Inversion to Zero Offset Canadian Data Example (courtesy of Pan Canadian Petroleum)

An original data set that was considered oversampled and was decimated in order to simulate a more economic acquisition geometry.

Acquisition Geometry

The geometry of the processed data (after decimation and after removal of all traces with suspected signal to noise ratio) is shown in figures 1 and 2. The geometry is mostly cross-spread, except two receiver lines which run in parallel to the shot lines. These two receiver lines cause some fold anomalies. The offset standard deviation is relevant to the footprint of the suppression of low-velocity multiples by stacking.

Fig 1. Map of shot and receiver points

Fig2. Maps of (a) midpoint fold and (b) offset standard deviation

Bull's Eyes Analysis

Bull's Eyes analysis is shown in Figure 3. This analysis indicates that Calibrated DMO is needed to equalize the coverage. With IZO, it is expected that sub-binning to 17.5m (half the nominal bin size) will provide better resolution.
(a) (b)
(c) (d)
(e) (f)
(g) (h)
(i) (j)
Fig. 3:
(a) NMO, 35m bins, 20 Hz. (b) NMO, 35m bins, 50 Hz.
(c) DMO, 35m bins, 20 Hz. (d) DMO, 35m bins, 50 Hz.
(e) Calibrated DMO, 35m bins, 20 Hz. (f) Calibrated DMO, 35m bins, 50 Hz.
(g) IZO, 35m bins, 20 Hz. (h) IZO, 35m bins, 50 Hz.
(i) IZO, 17.5 bins, 20 Hz. (j) IZO, 17.5 bins, 50 Hz.

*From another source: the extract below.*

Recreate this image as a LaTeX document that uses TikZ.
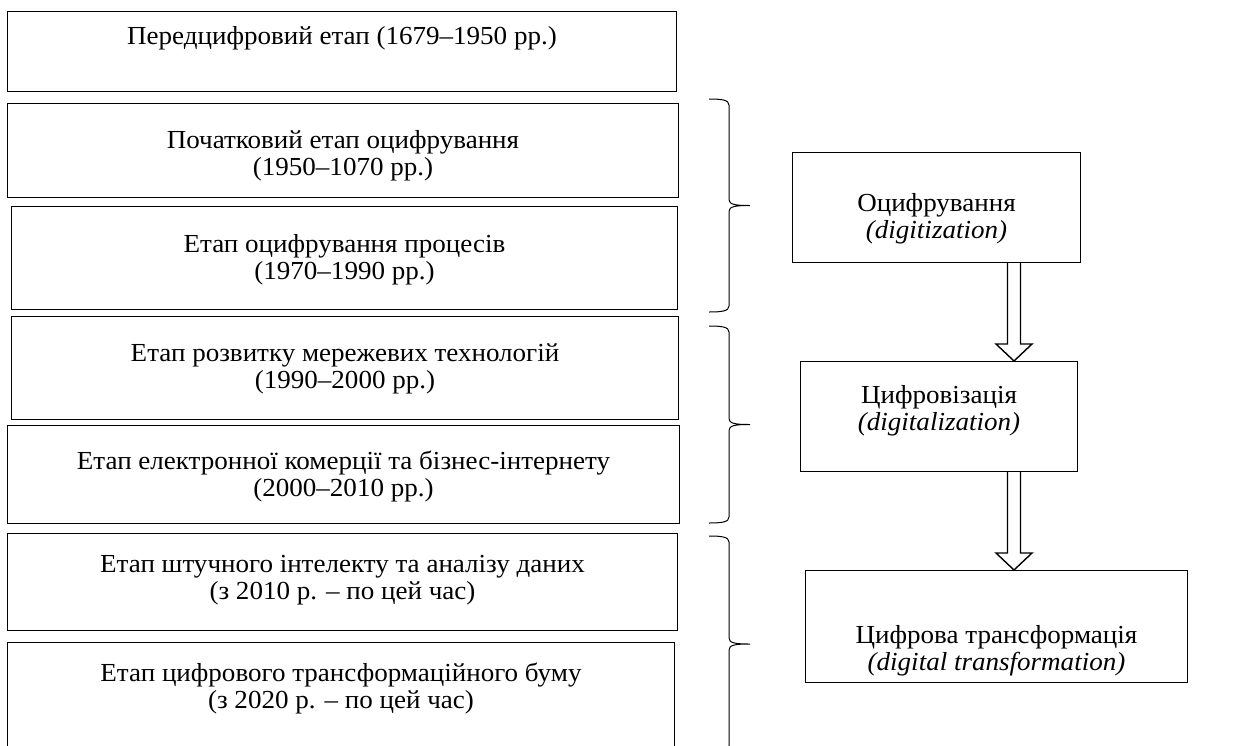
\documentclass[tikz,border=0pt]{standalone}
\usepackage{fontspec}
\setmainfont{Liberation Serif}[FakeStretch=1.04]
\usetikzlibrary{calc}

\begin{document}
\begin{tikzpicture}[x=1pt,y=-1pt,
	stage/.style={draw,line width=1pt,inner sep=0pt,anchor=north west},
	lbl/.style={align=center,inner sep=0pt,font=\fontsize{26}{27}\selectfont},
	hollow/.style={draw,line width=1.4pt,fill=white}]
	\useasboundingbox (0,0) rectangle (1248,745);
	
	% stages, left column
	\node[stage,minimum width=669pt,minimum height=80pt] (b1) at (7,11) {};
	\node[stage,minimum width=671pt,minimum height=94pt] (b2) at (7,103) {};
	\node[stage,minimum width=666pt,minimum height=103pt] (b3) at (11,206) {};
	\node[stage,minimum width=667pt,minimum height=103pt] (b4) at (11,316) {};
	\node[stage,minimum width=672pt,minimum height=98pt] (b5) at (7,425) {};
	\node[stage,minimum width=670pt,minimum height=97pt] (b6) at (7,533) {};
	\node[stage,minimum width=667pt,minimum height=120pt] (b7) at (7,642) {};
	
	\node[lbl] (t1) at ($(b1.north)+(0,27)$) {Передцифровий етап (1679–1950 рр.)};
	\node[lbl] (t2) at ($(b2.north)+(0,53)$) {Початковий етап оцифрування\\(1950–1070 рр.)};
	\node[lbl] (t3) at ($(b3.north)+(0,54)$) {Етап оцифрування процесів\\(1970–1990 рр.)};
	\node[lbl] (t4) at ($(b4.north)+(0,53)$) {Етап розвитку мережевих технологій\\(1990–2000 рр.)};
	\node[lbl] (t5) at ($(b5.north)+(0,51)$) {Етап електронної комерції та бізнес-інтернету\\(2000–2010 рр.)};
	\node[lbl] (t6) at ($(b6.north)+(0,47)$) {Етап штучного інтелекту та аналізу даних\\(з 2010 р. – по цей час)};
	\node[lbl] (t7) at ($(b7.north)+(0,46)$) {Етап цифрового трансформаційного буму\\(з 2020 р. – по цей час)};
	
	% braces
	\foreach \t/\b in {99/312,326/523,536/752}{
		\pgfmathsetmacro{\m}{(\t+\b)/2}
		\draw[line width=1pt] (709,\t) .. controls (722,\t) and (729,\t+1) .. (729,\t+6) -- (729,\m-6) .. controls (729,\m-1) and (735,\m) .. (750,\m) .. controls (735,\m) and (729,\m+1) .. (729,\m+6) -- (729,\b-6) .. controls (729,\b-1) and (722,\b) .. (709,\b);
	}
	
	% concepts, right column
	\node[stage,minimum width=288pt,minimum height=110pt] (r1) at (792,152) {};
	\node[stage,minimum width=277pt,minimum height=110pt] (r2) at (800,361) {};
	\node[stage,minimum width=382pt,minimum height=112pt] (r3) at (805,570) {};
	
	\node[lbl] (c1) at ($(r1.north)+(0,67)$) {Оцифрування\\\textit{(digitization)}};
	\node[lbl] (c2) at ($(r2.north)+(0,50)$) {Цифровізація\\\textit{(digitalization)}};
	\node[lbl] (c3) at ($(r3.north)+(0,81)$) {Цифрова трансформація\\\textit{(digital transformation)}};
	
	% hollow arrows
	\coordinate (ax) at (1014,0);
	\draw[hollow] ($(r1.south -| ax)+(-6.5,0)$) -- ($(r2.north -| ax)+(-6.5,-17)$) -- ($(r2.north -| ax)+(-18,-17)$) -- (r2.north -| ax) -- ($(r2.north -| ax)+(18,-17)$) -- ($(r2.north -| ax)+(6.5,-17)$) -- ($(r1.south -| ax)+(6.5,0)$);
	\draw[hollow] ($(r2.south -| ax)+(-6.5,0)$) -- ($(r3.north -| ax)+(-6.5,-17)$) -- ($(r3.north -| ax)+(-18,-17)$) -- (r3.north -| ax) -- ($(r3.north -| ax)+(18,-17)$) -- ($(r3.north -| ax)+(6.5,-17)$) -- ($(r2.south -| ax)+(6.5,0)$);
\end{tikzpicture}
\end{document}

The data were first processed with conventional deconvolution velocity analysis, surface consistent statics, and normal moveout. To improve the signal to noise ratio, all traces suspected of having low signal to noise ratio were removed. Also, all traces were balanced by the amplitude of the 98th quantile, and clipping all values above 1 after this trace balance. (The 98th quantile is a value which is larger than 98% of the data and smaller than 2% of the data.) Following the signal to noise enhancing processing the data were imaged using Calibrated DMO and IZO.

Fig 4: Cube after Calibrated DMO on the left. Cube after IZO on the right. Each cube is views through a time slice, and two normal cross-sections. The thin black lines indicate the locations of the slices and the sections.

Fig. 5: Other slices and sections through the same cubes of Fig 4. The alternative slices are shown because the time slices in Fig 5 is taken on a multiple and shows a footprint which is related to the map of offset standard deviation on Fig 2b.

Fig 6: Cross line section at y=128. (a) Calibrated DMO processing. (b) IZO. Note the dipping reflectors at 1.4 to 1.6 seconds.

Fig 7: Time slice at 710 msec. (a) Calibrated DMO processing. (b) IZO. Note the effect of the half-binning to 17.5 meters on the IZO image.